-- Begin --
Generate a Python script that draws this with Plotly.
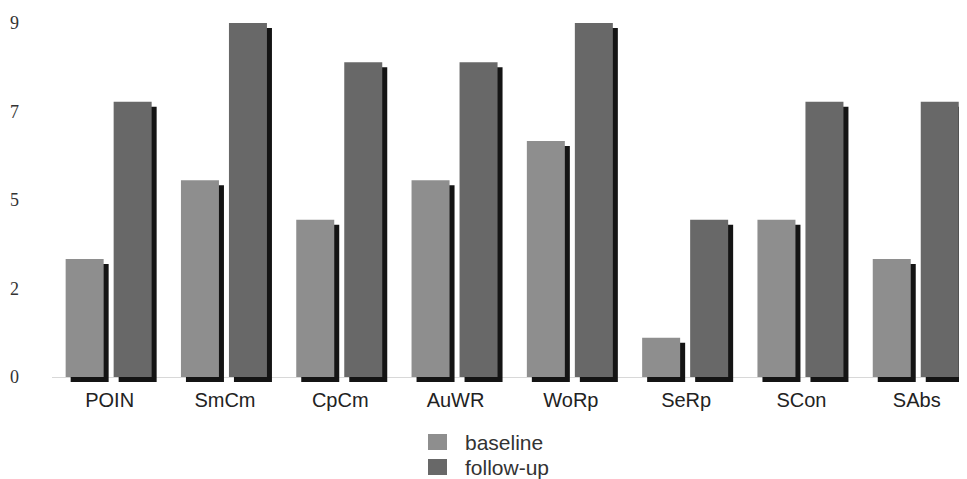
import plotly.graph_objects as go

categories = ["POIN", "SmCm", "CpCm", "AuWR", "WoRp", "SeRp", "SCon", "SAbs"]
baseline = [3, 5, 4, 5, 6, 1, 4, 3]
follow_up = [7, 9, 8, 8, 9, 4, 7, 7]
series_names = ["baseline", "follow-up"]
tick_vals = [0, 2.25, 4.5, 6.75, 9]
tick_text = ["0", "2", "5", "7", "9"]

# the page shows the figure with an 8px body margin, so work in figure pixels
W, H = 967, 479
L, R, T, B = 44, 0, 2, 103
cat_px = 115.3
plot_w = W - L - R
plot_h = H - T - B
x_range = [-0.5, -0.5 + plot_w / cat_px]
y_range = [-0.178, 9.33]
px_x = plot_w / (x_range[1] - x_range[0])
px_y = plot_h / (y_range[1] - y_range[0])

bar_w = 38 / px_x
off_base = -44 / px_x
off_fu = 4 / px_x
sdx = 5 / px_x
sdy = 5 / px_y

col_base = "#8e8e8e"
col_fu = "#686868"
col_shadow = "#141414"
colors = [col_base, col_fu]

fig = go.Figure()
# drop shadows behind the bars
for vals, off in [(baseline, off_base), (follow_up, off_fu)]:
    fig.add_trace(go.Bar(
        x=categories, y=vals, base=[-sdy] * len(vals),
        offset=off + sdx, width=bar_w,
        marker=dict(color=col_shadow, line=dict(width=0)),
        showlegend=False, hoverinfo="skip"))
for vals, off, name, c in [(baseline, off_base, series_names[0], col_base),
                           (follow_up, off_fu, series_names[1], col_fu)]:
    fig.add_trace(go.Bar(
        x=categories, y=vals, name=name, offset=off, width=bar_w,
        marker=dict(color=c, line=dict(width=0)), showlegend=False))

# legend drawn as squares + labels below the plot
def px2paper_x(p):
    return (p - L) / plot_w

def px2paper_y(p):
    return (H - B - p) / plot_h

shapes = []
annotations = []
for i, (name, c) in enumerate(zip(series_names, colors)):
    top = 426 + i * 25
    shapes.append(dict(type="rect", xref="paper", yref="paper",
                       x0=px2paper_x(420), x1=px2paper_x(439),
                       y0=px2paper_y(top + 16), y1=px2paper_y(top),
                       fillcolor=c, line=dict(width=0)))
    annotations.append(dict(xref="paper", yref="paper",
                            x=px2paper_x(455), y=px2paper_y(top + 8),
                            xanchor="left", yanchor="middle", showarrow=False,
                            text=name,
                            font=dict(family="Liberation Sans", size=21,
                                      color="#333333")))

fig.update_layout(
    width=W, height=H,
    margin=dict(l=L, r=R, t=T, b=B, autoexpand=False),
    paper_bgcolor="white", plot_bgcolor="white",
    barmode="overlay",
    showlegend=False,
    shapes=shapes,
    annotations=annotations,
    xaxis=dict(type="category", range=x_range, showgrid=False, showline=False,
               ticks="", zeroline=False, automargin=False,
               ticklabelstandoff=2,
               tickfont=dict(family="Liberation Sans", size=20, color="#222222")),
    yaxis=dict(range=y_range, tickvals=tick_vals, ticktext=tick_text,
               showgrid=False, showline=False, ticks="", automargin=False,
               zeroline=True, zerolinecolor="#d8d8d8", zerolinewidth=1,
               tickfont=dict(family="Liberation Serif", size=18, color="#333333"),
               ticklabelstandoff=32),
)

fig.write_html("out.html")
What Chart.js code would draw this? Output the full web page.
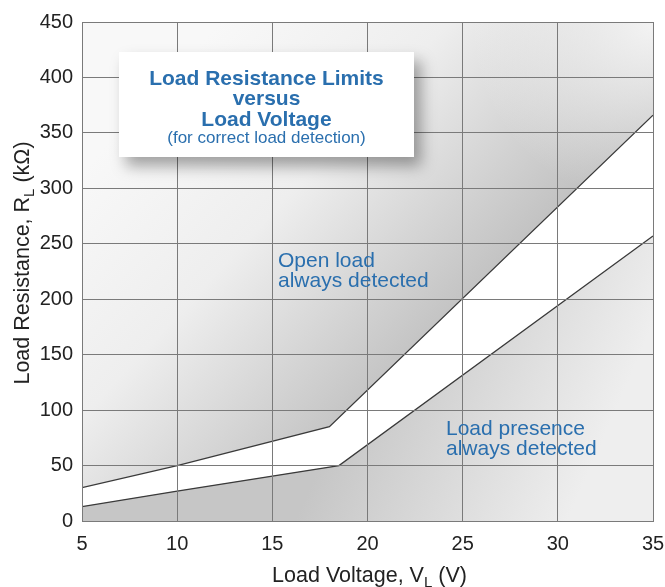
-- End --
### Objective
Write out each entry exactly as given, but skip the pictures.

### Output below
Generate a Python script that draws this with Plotly.
import plotly.graph_objects as go

categories = ["POIN", "SmCm", "CpCm", "AuWR", "WoRp", "SeRp", "SCon", "SAbs"]
baseline = [3, 5, 4, 5, 6, 1, 4, 3]
follow_up = [7, 9, 8, 8, 9, 4, 7, 7]
series_names = ["baseline", "follow-up"]
tick_vals = [0, 2.25, 4.5, 6.75, 9]
tick_text = ["0", "2", "5", "7", "9"]

# the page shows the figure with an 8px body margin, so work in figure pixels
W, H = 967, 479
L, R, T, B = 44, 0, 2, 103
cat_px = 115.3
plot_w = W - L - R
plot_h = H - T - B
x_range = [-0.5, -0.5 + plot_w / cat_px]
y_range = [-0.178, 9.33]
px_x = plot_w / (x_range[1] - x_range[0])
px_y = plot_h / (y_range[1] - y_range[0])

bar_w = 38 / px_x
off_base = -44 / px_x
off_fu = 4 / px_x
sdx = 5 / px_x
sdy = 5 / px_y

col_base = "#8e8e8e"
col_fu = "#686868"
col_shadow = "#141414"
colors = [col_base, col_fu]

fig = go.Figure()
# drop shadows behind the bars
for vals, off in [(baseline, off_base), (follow_up, off_fu)]:
    fig.add_trace(go.Bar(
        x=categories, y=vals, base=[-sdy] * len(vals),
        offset=off + sdx, width=bar_w,
        marker=dict(color=col_shadow, line=dict(width=0)),
        showlegend=False, hoverinfo="skip"))
for vals, off, name, c in [(baseline, off_base, series_names[0], col_base),
                           (follow_up, off_fu, series_names[1], col_fu)]:
    fig.add_trace(go.Bar(
        x=categories, y=vals, name=name, offset=off, width=bar_w,
        marker=dict(color=c, line=dict(width=0)), showlegend=False))

# legend drawn as squares + labels below the plot
def px2paper_x(p):
    return (p - L) / plot_w

def px2paper_y(p):
    return (H - B - p) / plot_h

shapes = []
annotations = []
for i, (name, c) in enumerate(zip(series_names, colors)):
    top = 426 + i * 25
    shapes.append(dict(type="rect", xref="paper", yref="paper",
                       x0=px2paper_x(420), x1=px2paper_x(439),
                       y0=px2paper_y(top + 16), y1=px2paper_y(top),
                       fillcolor=c, line=dict(width=0)))
    annotations.append(dict(xref="paper", yref="paper",
                            x=px2paper_x(455), y=px2paper_y(top + 8),
                            xanchor="left", yanchor="middle", showarrow=False,
                            text=name,
                            font=dict(family="Liberation Sans", size=21,
                                      color="#333333")))

fig.update_layout(
    width=W, height=H,
    margin=dict(l=L, r=R, t=T, b=B, autoexpand=False),
    paper_bgcolor="white", plot_bgcolor="white",
    barmode="overlay",
    showlegend=False,
    shapes=shapes,
    annotations=annotations,
    xaxis=dict(type="category", range=x_range, showgrid=False, showline=False,
               ticks="", zeroline=False, automargin=False,
               ticklabelstandoff=2,
               tickfont=dict(family="Liberation Sans", size=20, color="#222222")),
    yaxis=dict(range=y_range, tickvals=tick_vals, ticktext=tick_text,
               showgrid=False, showline=False, ticks="", automargin=False,
               zeroline=True, zerolinecolor="#d8d8d8", zerolinewidth=1,
               tickfont=dict(family="Liberation Serif", size=18, color="#333333"),
               ticklabelstandoff=32),
)

fig.write_html("out.html")
What Chart.js code would draw this? Output the full web page.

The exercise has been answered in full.